Returning to Work After Maternity Leave
Returning to work after maternity leave isn’t easy! Actually, it’s challenging because of the emotional toll and guilt moms feel. I wanted to share my experience in case there are other moms out there struggling.
I’ve officially been back to work for 2 months. I can’t believe how quickly it went! Honestly, I was dreading going back to work, not because I hated my job, but because I was so sad to leave her, and I felt so guilty. You see, when I had my firstborn, I was able to stay home for 2 years before I went back to work. I got to see every single new thing she did. I saw her first giggle, the first time she rolled over and heard her first word. Literally, every single thing she did I was there for. This time I had to go back to work. I felt so guilty for not being able to give her two years at home that I had given my firstborn. I was worried I wouldn’t have the same bond I had with my first, since I wouldn’t get to spend every minute of every day with her. I was devastated that I would probably miss out on something. No one could care for her the way I do. I had all the thoughts and was a sobbing mess the weeks leading up to my first day back.
The dreaded first day came and I was sure I was coming home to a walking talking baby who had grown up in a day. Thankfully to my surprise, it was still my tiny baby when I got home. Haha, When I walked in the door she lit up and was so happy to see me. I can happily report that we have just as strong a bond as my first.
Making the transition back will be challenging but there are things you can do to make this transition easier. Something that helped me is I got a new outfit that I felt unstoppable in! Make yourself feel good on your first day. Lay everything out so you aren't rushing around trying to get you and your baby ready. It will change your whole attitude. Iron your clothes, pack the diaper bag, make your lunch, etc.

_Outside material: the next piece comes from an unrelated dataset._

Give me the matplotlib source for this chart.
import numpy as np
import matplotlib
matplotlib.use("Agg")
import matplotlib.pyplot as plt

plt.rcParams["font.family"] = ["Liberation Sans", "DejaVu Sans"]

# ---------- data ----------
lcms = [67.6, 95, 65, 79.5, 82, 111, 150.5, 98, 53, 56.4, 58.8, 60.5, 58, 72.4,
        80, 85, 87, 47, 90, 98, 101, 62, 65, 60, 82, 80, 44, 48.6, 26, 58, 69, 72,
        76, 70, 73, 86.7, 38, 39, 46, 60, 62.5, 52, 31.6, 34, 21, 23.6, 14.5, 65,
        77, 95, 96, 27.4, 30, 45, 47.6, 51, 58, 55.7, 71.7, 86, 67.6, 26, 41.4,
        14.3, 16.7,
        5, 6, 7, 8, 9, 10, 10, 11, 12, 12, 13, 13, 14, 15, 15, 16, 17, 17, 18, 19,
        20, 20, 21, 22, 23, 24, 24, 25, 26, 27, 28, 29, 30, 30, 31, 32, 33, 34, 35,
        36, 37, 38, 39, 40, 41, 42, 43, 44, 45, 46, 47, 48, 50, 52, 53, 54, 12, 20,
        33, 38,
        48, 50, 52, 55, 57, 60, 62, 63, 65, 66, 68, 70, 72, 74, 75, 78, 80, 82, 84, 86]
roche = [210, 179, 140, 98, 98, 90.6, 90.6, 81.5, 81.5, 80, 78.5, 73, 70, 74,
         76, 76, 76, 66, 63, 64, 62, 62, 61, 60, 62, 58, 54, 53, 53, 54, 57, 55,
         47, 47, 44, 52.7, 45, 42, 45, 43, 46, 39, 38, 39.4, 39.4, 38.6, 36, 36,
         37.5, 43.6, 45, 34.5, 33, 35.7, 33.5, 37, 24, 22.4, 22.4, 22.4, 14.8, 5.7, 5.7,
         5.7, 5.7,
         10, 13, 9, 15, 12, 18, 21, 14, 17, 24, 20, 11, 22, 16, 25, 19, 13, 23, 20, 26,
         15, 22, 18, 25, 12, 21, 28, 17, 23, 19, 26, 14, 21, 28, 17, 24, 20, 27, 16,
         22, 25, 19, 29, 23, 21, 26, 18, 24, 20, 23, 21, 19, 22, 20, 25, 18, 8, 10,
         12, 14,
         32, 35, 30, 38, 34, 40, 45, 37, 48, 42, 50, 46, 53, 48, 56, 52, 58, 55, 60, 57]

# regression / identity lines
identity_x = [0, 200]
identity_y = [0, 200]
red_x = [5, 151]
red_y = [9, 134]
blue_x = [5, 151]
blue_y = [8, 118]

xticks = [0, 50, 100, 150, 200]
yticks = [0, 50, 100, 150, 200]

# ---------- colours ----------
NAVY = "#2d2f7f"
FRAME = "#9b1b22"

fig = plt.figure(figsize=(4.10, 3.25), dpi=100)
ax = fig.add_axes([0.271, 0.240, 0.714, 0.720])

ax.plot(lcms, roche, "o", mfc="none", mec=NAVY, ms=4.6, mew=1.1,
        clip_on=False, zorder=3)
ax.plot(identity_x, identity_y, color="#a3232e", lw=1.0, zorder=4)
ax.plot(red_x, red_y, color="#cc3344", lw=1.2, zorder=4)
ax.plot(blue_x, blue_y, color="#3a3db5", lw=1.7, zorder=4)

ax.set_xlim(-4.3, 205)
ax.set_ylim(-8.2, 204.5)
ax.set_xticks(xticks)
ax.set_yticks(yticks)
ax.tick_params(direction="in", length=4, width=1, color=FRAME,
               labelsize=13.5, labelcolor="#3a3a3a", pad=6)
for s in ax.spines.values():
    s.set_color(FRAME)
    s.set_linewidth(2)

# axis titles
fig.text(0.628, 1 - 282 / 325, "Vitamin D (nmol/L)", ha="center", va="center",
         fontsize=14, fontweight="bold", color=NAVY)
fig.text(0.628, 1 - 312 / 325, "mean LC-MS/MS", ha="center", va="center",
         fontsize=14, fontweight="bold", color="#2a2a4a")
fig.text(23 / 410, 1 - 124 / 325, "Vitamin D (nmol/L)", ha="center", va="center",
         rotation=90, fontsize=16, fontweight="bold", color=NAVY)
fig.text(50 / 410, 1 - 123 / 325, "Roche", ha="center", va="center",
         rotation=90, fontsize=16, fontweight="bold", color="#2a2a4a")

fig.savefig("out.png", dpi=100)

Do everything you can to make sure your morning is smooth sailing.
I know right now it seems like you will always feel sad and always feel guilty, but it gets better with time. You are not alone! There are so many other moms facing the same feelings and situations. Find some mom friends who can relate. Whether that’s at work or online. I love my Instagram mom friends! If you are looking for a community, come join us @kara_sinclair we are also building a community here on the blog! Thankfully at my job there are lots of new moms. We, new moms, need each other to whine about how much we miss our babies! Seriously, it helps!
We have finally fallen into a routine. I still get those sweet cuddles. I saw her roll over for the first time. She is always so excited to see me. All the fears I had seemed so small now, but I couldn’t see that two months ago.
I’m sure it seems easier said than done, but you can do this. Your baby will be ok and so will you. I still have days where I feel guilty, but I also know by working she is well cared for and has everything she needs. You can do this mama! Go crush your first day!